Monday, September 10, 2007

Ch. 3 Notes from 9/10/07

Chapter 3
Gross Income : Inclusions
I. Gross Income – What is it?
• Definition – Sec.61(a) of the code defines gross income as “all income from whatever source derived.” But the meaning of the term income has been mostly determined by the courts.

o Usually the code in tax law is broad and it is up to the courts to determine what the
meaning is.
• Economic and Accounting Concepts of Income
o The courts have established the principal that for income to be recognized for tax purposes it must be realized, (accounting income), therefore, increases in value, which is known as economic income, would not be taxed until the property is sold or exchanged.
o Governments uses economic income for things like property taxes, is the value of the property goes down the taxes go down
• Comparison of the accounting and tax concepts of income
o Although tax and financial accounting are often parallel to each other, they have different purposes.
• The primary goal of financial accounting is to provide useful information to managers, shareholders, creditors and other interested parties known as stake holders. While the goal of Tax Accounting is the equitable collection of revenue.
• Form of Receipt: Gross Income is not limited to cash received.
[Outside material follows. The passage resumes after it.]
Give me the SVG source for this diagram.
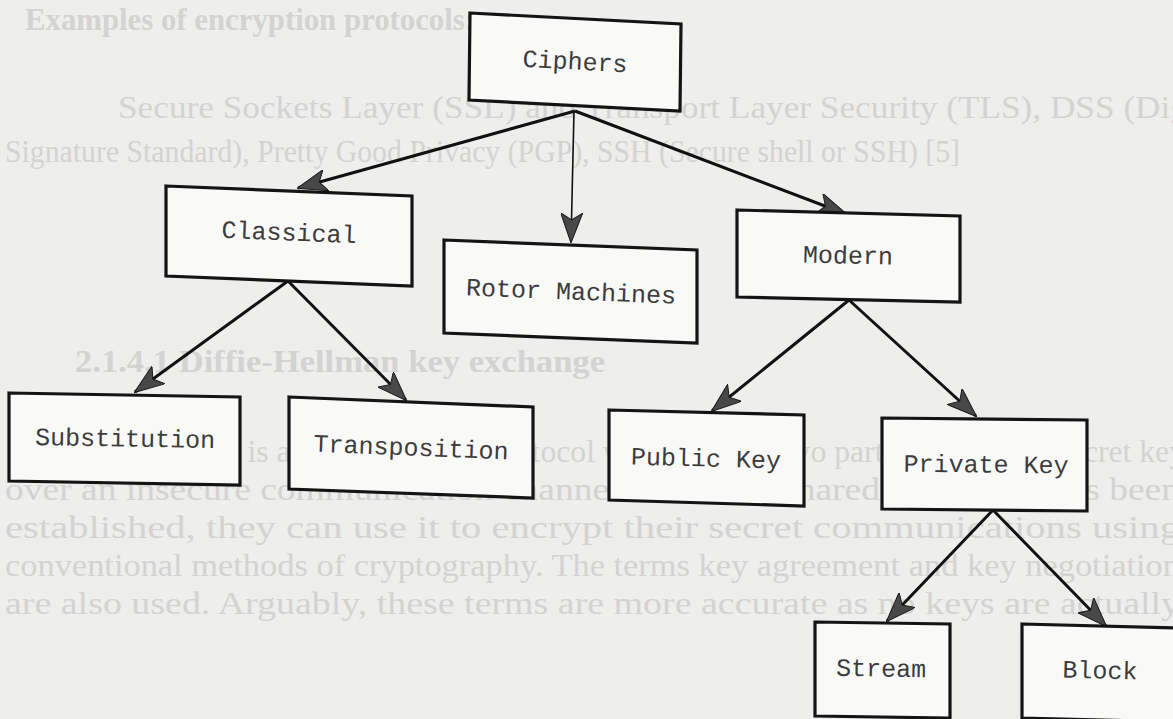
<svg xmlns="http://www.w3.org/2000/svg" width="1173" height="719" viewBox="0 0 1173 719">
<style>
.bg-text{font-family:"Liberation Serif","Times New Roman",serif;font-size:31px;fill:#d3d3d1}
.bg-bold{font-weight:bold}
.box{fill:#f9f9f8;stroke:#141414;stroke-width:3.2;stroke-linejoin:miter}
.label{font-family:"Liberation Mono","Courier New",monospace;font-size:25px;fill:#3c3c3c;text-anchor:middle;dominant-baseline:central}
.conn{stroke:#111;stroke-width:3;fill:none}
.thin{stroke-width:1.6}
</style>
<defs>
<marker id="ah" viewBox="0 0 30 22" refX="29" refY="11" markerWidth="30" markerHeight="22" markerUnits="userSpaceOnUse" orient="auto">
<path d="M0,0 L30,11 L0,22 L7,11 z" fill="#484848" stroke="#1a1a1a" stroke-width="1"/>
</marker>
</defs>
<rect width="1173" height="719" fill="#eeeeec"/>
<g id="background-text">
<text class="bg-text bg-bold" x="25" y="30" textLength="450" lengthAdjust="spacingAndGlyphs">Examples of encryption protocols:</text>
<text class="bg-text" x="118" y="118" textLength="1070" lengthAdjust="spacingAndGlyphs">Secure Sockets Layer (SSL) and Transport Layer Security (TLS), DSS (Dig</text>
<text class="bg-text" x="5" y="162" textLength="955" lengthAdjust="spacingAndGlyphs">Signature Standard), Pretty Good Privacy (PGP), SSH (Secure shell or SSH) [5]</text>
<text class="bg-text bg-bold" x="75" y="372" textLength="530" lengthAdjust="spacingAndGlyphs">2.1.4.1 Diffie-Hellman key exchange</text>
<text class="bg-text" x="45" y="462" textLength="1140" lengthAdjust="spacingAndGlyphs">Diffie-Hellman is a Cryptographic protocol which allows two parties to agree a secret key</text>
<text class="bg-text" x="5" y="500" textLength="1175" lengthAdjust="spacingAndGlyphs">over an insecure communication channel. Once the shared secret key has been</text>
<text class="bg-text" x="5" y="538" textLength="1175" lengthAdjust="spacingAndGlyphs">established, they can use it to encrypt their secret communications using</text>
<text class="bg-text" x="5" y="576" textLength="1175" lengthAdjust="spacingAndGlyphs">conventional methods of cryptography. The terms key agreement and key negotiation</text>
<text class="bg-text" x="5" y="614" textLength="1175" lengthAdjust="spacingAndGlyphs">are also used. Arguably, these terms are more accurate as no keys are actually</text>
</g>
<g id="connectors">
<line class="conn" x1="575" y1="111" x2="298" y2="188" marker-end="url(#ah)"/>
<line class="conn thin" x1="574" y1="111" x2="571" y2="242" marker-end="url(#ah)"/>
<line class="conn" x1="575" y1="111" x2="846" y2="214" marker-end="url(#ah)"/>
<line class="conn" x1="288" y1="281" x2="135" y2="392" marker-end="url(#ah)"/>
<line class="conn" x1="288" y1="281" x2="406" y2="400" marker-end="url(#ah)"/>
<line class="conn" x1="849" y1="300" x2="712" y2="411" marker-end="url(#ah)"/>
<line class="conn" x1="849" y1="300" x2="976" y2="416" marker-end="url(#ah)"/>
<line class="conn" x1="993" y1="510" x2="887" y2="621" marker-end="url(#ah)"/>
<line class="conn" x1="993" y1="510" x2="1106" y2="626" marker-end="url(#ah)"/>
</g>
<g id="ciphers">
<polygon class="box" points="470,13 681,24 680,111 469,100"/>
<text class="label" x="575" y="63" transform="rotate(3 575 63)">Ciphers</text>
</g>
<g id="classical">
<polygon class="box" points="166,186 412,196 412,286 166,276"/>
<text class="label" x="289" y="234" transform="rotate(2.3 289 234)">Classical</text>
</g>
<g id="rotor-machines">
<polygon class="box" points="444,240 697,250 697,343 444,333"/>
<text class="label" x="571" y="293" transform="rotate(2.3 571 293)">Rotor Machines</text>
</g>
<g id="modern">
<polygon class="box" points="737,210 960,216 960,302 737,297"/>
<text class="label" x="848" y="257" transform="rotate(1.4 848 257)">Modern</text>
</g>
<g id="substitution">
<polygon class="box" points="9,393 240,397 240,485 9,481"/>
<text class="label" x="125" y="440" transform="rotate(1 125 440)">Substitution</text>
</g>
<g id="transposition">
<polygon class="box" points="289,397 533,407 533,498 289,489"/>
<text class="label" x="411" y="449" transform="rotate(2.3 411 449)">Transposition</text>
</g>
<g id="public-key">
<polygon class="box" points="609,410 804,415 804,506 609,500"/>
<text class="label" x="706" y="460" transform="rotate(1.5 706 460)">Public Key</text>
</g>
<g id="private-key">
<polygon class="box" points="882,418 1087,420 1087,511 882,509"/>
<text class="label" x="986" y="466" transform="rotate(0.6 986 466)">Private Key</text>
</g>
<g id="stream">
<polygon class="box" points="815,622 950,624 950,718 815,716"/>
<text class="label" x="881" y="670" transform="rotate(1 881 670)">Stream</text>
</g>
<g id="block">
<polygon class="box" points="1022,624 1180,628 1180,722 1022,718"/>
<text class="label" x="1100" y="672" transform="rotate(1.5 1100 672)">Block</text>
</g>
</svg>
Income can be realized as money, property or services received.
o If you get married and you get a new house, even as a gift, you have to include this on your taxes.
o If your doctor gives you free medical service.
• The Recovery of Capital Doctrine
o Under this doctrine, the gross receipts from the sale or disposition of property are reduced by the adjusting basis of the property sold to determine gross income.
• Usually required to use the calander year to report taxes, though a fiscal year can be used, however supstantial support must be given to allow the use of fiscal year.
• Accounting Method – 3 Major Method
i Cash - Receipts and disbursements method
ii Accrual method – most corporations use this method – Income is reported in the year it is earned
iii Hybrid Method
Accural Method
Income is considered earned:
• All events have occurred which fix the right received such income
• The amount of the income can be determine with reasonable accuracy.
Hybrid Method
 The combination of the cash and accrual method
• Mostly used by small businesses
• Exceptions applicable to Cash Basis Taxpayers
o 1. The Constructive Receipts Doctrine
• Limits and individual’s ability to postpone income recognition.
 If the taxpayer is entitled to receive the income and the amount is made readily available to him or her, it must be included in gross income.
o 2. Income Set Apart or made available is not constructively received if it is subject to substantial restrictions.
o Constructively = received but not realized.
• I.E. an increase in the cash surrender value on ordinary life insurance is not taxes as the policy increases in value.
o 3. When a lender makes a loan with initial issue discount, the accrued interest must be reported each year, regardless of the taxpayers accounting method.
o 4. Interest on U.S. series E or EE savings bonds is usually deferred until the bonds mature. However, a taxpayer may make an election to include the annual increase on the bond’s reduction.
o 5. No income is realized when money is borrowed. Receipt of funds under an obligation to repay is not a taxable event
• Exceptions applicable to Accrual Basis Acounting
o 1. Prepaid Income is generally taxed in year of receipt. Many court cases have been brought against the IRS by tax payers arguing that the proper matching of revenue and expenses, requires that income be recognized only when it is earned, (basically the accrual method) The IRS has modified its position in several areas
o 2. A taxpayer can defer “advance payments for goods if the taxpayer’s method of accounting for the sale is the same for tax and financial accounting purposes.
o 3. The taxpayer can elect to defer advance payments for services to be performed by the end of the tax year following the year of receipt. \
• Income Sources
A. Personal Services Income from personal services must be included in the gross income of the person “ who performs the services>:
B. Income from Property (i.e. In trust, dividends, rent) must be included in the gross income of the owner
C. Income Received by an Agent
• Income received by a taxpayers agent is considered received by the taxpayer. Thus a cash basis taxpayer must recognize income at the time it is received by his/her agent (attorney, accountant)
D. Income from Partnerships
• S-Corporations, Trusts and Estates
• A Partner or or shareholder must “included his or her distributive share of income and deductions” from these entities.
E. Income in Community Property States
• In 9 States
 Louisiana
 Texas
 New Mexico
 California
 Washington
 Idaho
 Nevada
 Wisconsin
Marital rights to the ownership of property apply. In Alaska, spouses can choose to have the community property rules apply. Income from personal services, for example, salaries and wages, is treated as earned equally by both spouses. Income from separate property is taxable to the person who owns the property, except in Texas. Louisiana, Wisconsin and Idaho where the income from separate property is community income.
*New York State is not a community property state.